За двадцатый век вообще на нет сошла традиция потомственных профессий. Один знакомый, интереснейший человек, блистательный переводчик, знавший двенадцать языков, — а как знал он русский! — отбывший ссылку с 1937-го по 1954 год, да еще повезло ему, года полтора всего в тюрьме провел, остальное время не в лагере, на высылках, куда Макар телят не ганивал, в Восточной Сибири, — рассказывал, что встретились ему в ссылке несколько семей, от дедов до внуков, потомственных петербургских рабочих, на все руки мастера, умнейшие люди, женщины в семьях образованные и начитанные, нынешним образованкам не чета.
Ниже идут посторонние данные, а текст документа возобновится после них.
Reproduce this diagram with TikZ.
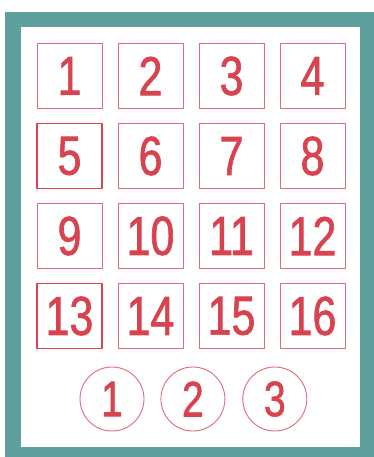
\documentclass[tikz,border=0pt]{standalone}
\usepackage{fontspec}
\setmainfont[FakeStretch=0.78,FakeBold=1.2]{Liberation Sans}
\usepackage{xcolor}
\usetikzlibrary{positioning}
\definecolor{frameteal}{HTML}{5FA09C}
\definecolor{cardred}{HTML}{D8434F}
\definecolor{edgered}{HTML}{E06A78}

\begin{document}
\begin{tikzpicture}[x=1pt, y=-1pt,
                    cell/.style={draw=edgered, line width=0.8pt, minimum size=65pt,
                                 inner sep=0pt, text=cardred,
                                 font=\fontsize{55}{55}\selectfont},
                    cellbold/.style={cell, draw=cardred, line width=1.4pt},
                    ball/.style={circle, draw=edgered, line width=0.9pt, minimum size=64pt,
                                 inner sep=0pt, text=cardred,
                                 font=\fontsize{50}{50}\selectfont}]

  \useasboundingbox (0,0) rectangle (374,457);

  %% 外框
  \fill[frameteal] (5,12) rectangle (374,457);
  \fill[white] (21,27) rectangle (360,447);

  %% 4x4 的號碼格
  \foreach \n in {1,...,16} {
    \pgfmathtruncatemacro{\col}{mod(\n-1,4)}
    \pgfmathtruncatemacro{\row}{div(\n-1,4)}
    \ifnum\n=5 \def\look{cellbold}\else\ifnum\n=13 \def\look{cellbold}\else\def\look{cell}\fi\fi
    \node[\look] (sq\n) at ({69.5+81*\col},{76+80*\row}) {\n};
  }

  %% 下方三個圓圈
  \node[ball] (ball1) at (112,399) {1};
  \node[ball, right=16pt of ball1] (ball2) {2};
  \node[ball, right=17pt of ball2] (ball3) {3};

\end{tikzpicture}
\end{document}
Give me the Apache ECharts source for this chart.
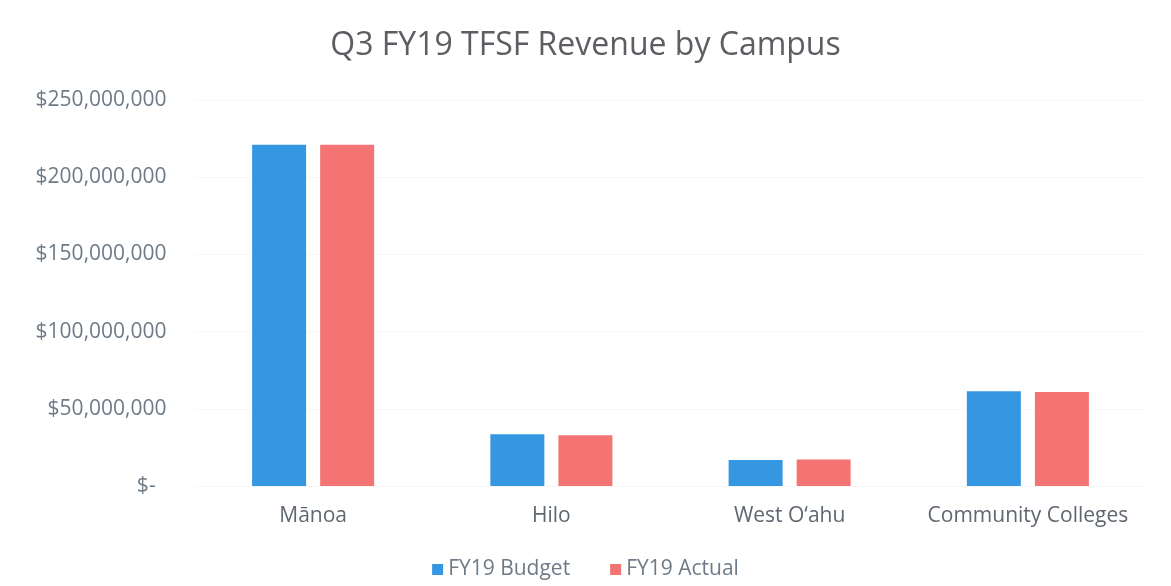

Дядюшка мой подвизался на полставки на убогой мебельной фабрике, а в свободное от службы время дома работал и по заказчикам подпольным тайно ходил, частный приработок не приветствовался; работая, преображался он совершенно. Надевал длинный, до полу, передник, я так и не понял, клеенчатый, коленкоровый ли, какой-то забытой ткани, похожей на тонкий грунтованный художнический холст. Лоб у него был большой, с залысинами, волос немного, чуть вились они, крупной лепки лицо, высокий, у нас в семье что по отцовской линии, что по материнской, все дылды вроде меня. За работой, в переднике, с засученными рукавами, становился он одним из портретов гильдии мастеров на все времена. Я до сих пор, как слышу запах живичного скипидара, стружки, старинного столярного клея, вспоминаю чары краснодеревца, иногда приходившего домой с мешком и на вопрос — что там? — отвечавшего: «Стулья». Через некоторое время из обломков с помойки восставали три стула конца восемнадцатого или середины девятнадцатого века. Я не в книжке читал, а воочию видел, как проверяется качество полировки по ореолу, по отражению пламени свечного на разных расстояниях от полированного дерева, зажигал он свечу, подносил, вглядывался, отходил, наклонив голову, вглядывался, точно живописец в полотно.